While last year LG Display was nowhere close to be featured on the South Korean high-earners’ list, it has recorded its highest-ever quarterly earnings recently. While the company’s operating profit in the first quarter of 2016 was only KRW39.5 billion ($35.3 million), it made KRW1.02 trillion ($912 million) this quarter.

This almost 26-fold increase in operating profit, as forecast by Financial Times, is going to carry into the second quarter, with similar panel shipments and stable prices.

However, not everything is entirely sunny. Financial Times reported heavy concerns among LG Display’s investors about the company’s outlook in the coming quarters. In particular, investors are worried that increasing panel prices may dampen demand from television makers and that Apple will likely adopt OLED screens for its new iPhone product coming out later this year, a contract Samsung Display might snatch up from under LG Display’s nose.

Windfall of South Korean High Ballers
LG Display's manufacturing facility in Bac Ninh province

In Vietnam, LG Display inaugurated its $1.5-billion manufacturing complex in Trang Due IP to produce price-competitive electronic goods. A year later, the company signed a Memorandum of Understanding with the Haiphong People’s Committee for a hi-tech OLED production facility, doubling its investment in Vietnam.

Mirroring LG Display’s current global state of affairs, the robustly increasing investments are overshadowed by worrying news. In January this year, the General Department of Vietnam Customs requested LG Electronics Vietnam (an LG Display subsidiary) to pay VND1.8 billion ($79,362) in tax arrears.

SK Innovation

This leading global Korean energy and chemical company has produced an 18.9 per cent increase in operating profit against last year, reaching KRW1.36 trillion ($1.2 billion). This is the first time the company breaks the KRW1 trillion threshold in quarterly operating profit since 2011.
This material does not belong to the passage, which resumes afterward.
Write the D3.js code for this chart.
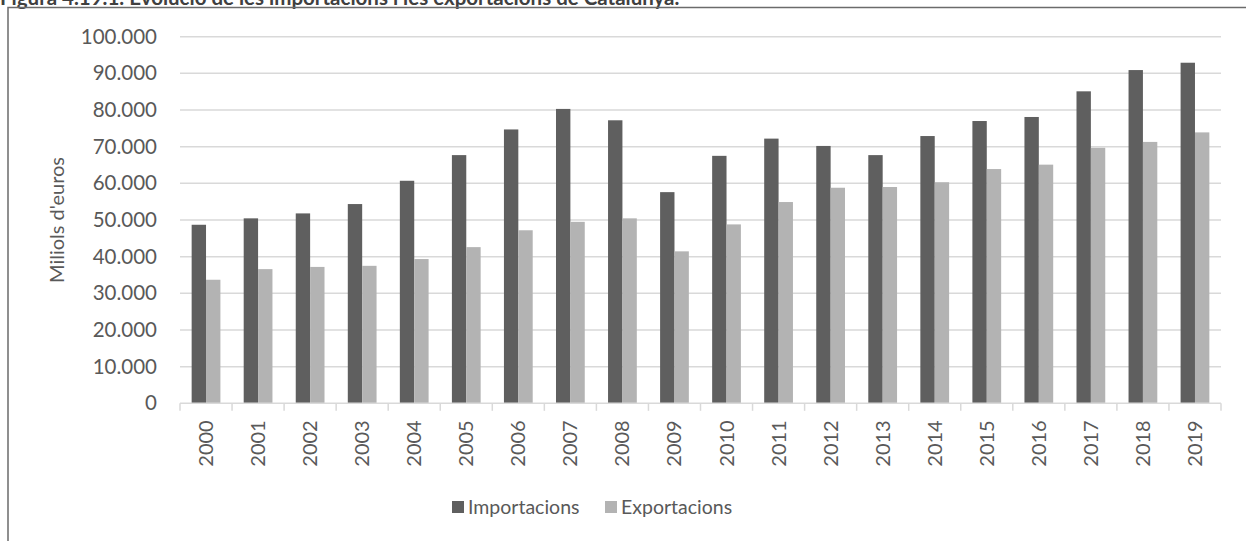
<!DOCTYPE html>
<html><head><meta charset="utf-8">
<script src="https://cdn.jsdelivr.net/npm/d3@7"></script>
<style>html,body{margin:0;padding:0;background:#fff;overflow:hidden}</style>
</head><body>
<svg id="c" width="1246" height="541"></svg>
<script>
const years = ["2000","2001","2002","2003","2004","2005","2006","2007","2008","2009","2010","2011","2012","2013","2014","2015","2016","2017","2018","2019"];
const importacions = [48700,50450,51800,54350,60700,67700,74700,80300,77200,57600,67500,72200,70200,67700,72900,77000,78100,85100,90900,92900];
const exportacions = [33700,36600,37200,37500,39350,42600,47200,49500,50450,41450,48800,54900,58800,59000,60300,63900,65100,69700,71300,73900];
const seriesNames = ["Importacions","Exportacions"];
const seriesColors = ["#5f5f5f","#b3b3b3"];
const yTicks = [0,10000,20000,30000,40000,50000,60000,70000,80000,90000,100000];
const title = "Figura 4.19.1. Evolució de les importacions i les exportacions de Catalunya.";
const yTitle = "Miliols d'euros";

const svg = d3.select("#c");
const font = "Lato, 'Open Sans', sans-serif";
const txt = "#595959";
const L = 180, R = 1221, T = 36.7, B = 403.3;

// title (cropped at top, as in the reference)
svg.append("text").attr("x", 0).attr("y", 5).attr("font-family", font)
  .attr("font-weight", "bold").attr("font-size", 20.5).attr("fill", "#404040").text(title);

// frame
svg.append("rect").attr("x", 8).attr("y", 7.5).attr("width", 1300).attr("height", 600)
  .attr("fill", "none").attr("stroke", "#6b6b6b").attr("stroke-width", 1.5);

const y = d3.scaleLinear().domain([0, 100000]).range([B, T]);
const x0 = d3.scaleBand().domain(years).range([L, R]).padding(0);
const x1 = d3.scaleBand().domain(seriesNames).range([0, x0.bandwidth()]).paddingInner(0).paddingOuter(0.81);

const fmt = v => d3.format(",")(v).replace(/,/g, ".");

// gridlines
svg.append("g").selectAll("line").data(yTicks.filter(d => d > 0)).join("line")
  .attr("x1", L).attr("x2", R).attr("y1", d => y(d)).attr("y2", d => y(d))
  .attr("stroke", "#d9d9d9").attr("stroke-width", 1.5);

// y axis labels
const yAxis = d3.axisLeft(y).tickValues(yTicks).tickFormat(fmt).tickSize(0).tickPadding(0);
const gy = svg.append("g").attr("transform", `translate(157,0)`).call(yAxis);
gy.select(".domain").remove();
gy.selectAll("text").attr("font-family", font).attr("font-size", 20.5).attr("fill", txt);

// bars
const data = years.map((yr, i) => ({year: yr, vals: [importacions[i], exportacions[i]]}));
const g = svg.append("g");
data.forEach(d => {
  seriesNames.forEach((s, j) => {
    g.append("rect")
      .attr("x", x0(d.year) + x1(s)).attr("width", x1.bandwidth())
      .attr("y", y(d.vals[j])).attr("height", y(0) - y(d.vals[j]))
      .attr("fill", seriesColors[j]);
  });
});

// x axis
const xAxis = d3.axisBottom(x0).tickSize(0).tickPadding(0);
const gx = svg.append("g").attr("transform", `translate(0,${B})`).call(xAxis);
gx.select(".domain").remove();
gx.append("line").attr("x1", L).attr("x2", R).attr("y1", 0).attr("y2", 0).attr("stroke", "#d9d9d9").attr("stroke-width", 1.5);
const bounds = years.map(d => x0(d)).concat([R]);
gx.selectAll(".bt").data(bounds).join("line").attr("class", "bt")
  .attr("x1", d => d).attr("x2", d => d).attr("y1", 0).attr("y2", 7.5)
  .attr("stroke", "#d9d9d9").attr("stroke-width", 1.5);
gx.selectAll(".tick text").attr("font-family", font).attr("font-size", 20).attr("fill", txt)
  .attr("text-anchor", "end").attr("dy", "0.35em")
  .attr("transform", "translate(0,17) rotate(-90)").attr("y", 0).attr("x", 0);

// y title
svg.append("text").attr("transform", "translate(64,220) rotate(-90)").attr("text-anchor", "middle")
  .attr("font-family", font).attr("font-size", 20).attr("fill", txt).text(yTitle);

// legend
const legX = [452, 605];
seriesNames.forEach((s, j) => {
  svg.append("rect").attr("x", legX[j]).attr("y", 501).attr("width", 12).attr("height", 12).attr("fill", seriesColors[j]);
  svg.append("text").attr("x", legX[j] + 16).attr("y", 514).attr("font-family", font)
    .attr("font-size", 19.5).attr("fill", txt).text(s);
});
</script>
</body></html>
The company’s success was due to the great growth generated in its chemical business. According to experts, SK Innovation’s proactive chemical and lubricant investments are finally showing results.

Indeed, as The Korea Times reports, SK Innovation has invested nearly KRW5 trillion ($4.47 billion) over the past five years in its Incheon production facilities, its Chinese petrochemical affiliate, and its aromatics facilities in Ulsan.

In Vietnam, as reported by VIR, SK Innovation signed a petroleum sharing contract in April 2017 with US Murphy Oil Corporation and PetroVietnam Exploration Production Corp. Accordingly, the three parties will cooperate to exploit block 15-1/05 in Cuu Long Basin (offshore Vietnam).

Korea Electric Power Corp. (KEPCO)

The Korean energy provider reported an operating profit of KRW2.46 trillion ($2.2 billion), a marked decline since last year’s KRW3.61 trillion ($3.23 billion). The fall was expected though, as electricity prices have been steadily decreasing and the price of liquefied natural gas has been going up.

According to Seeking Alpha, KEPCO’s operating revenue shrank by 3.4 per cent this quarter, to KRW15.15 trillion ($13.6 billion), mainly due to a 1.7 per cent decrease in power sales revenue and a sharp, 30.1 per cent decrease in revenue from overseas business lines.

As previously covered by VIR, KEPCO and Marubeni Corp from Japan signed the investment agreement to construct Nghi Son II thermal power plant. The project will be located in Nghi Son Economic Zone and will have a capacity of 1,200MW. It will have a total investment capital sum of $2 billion.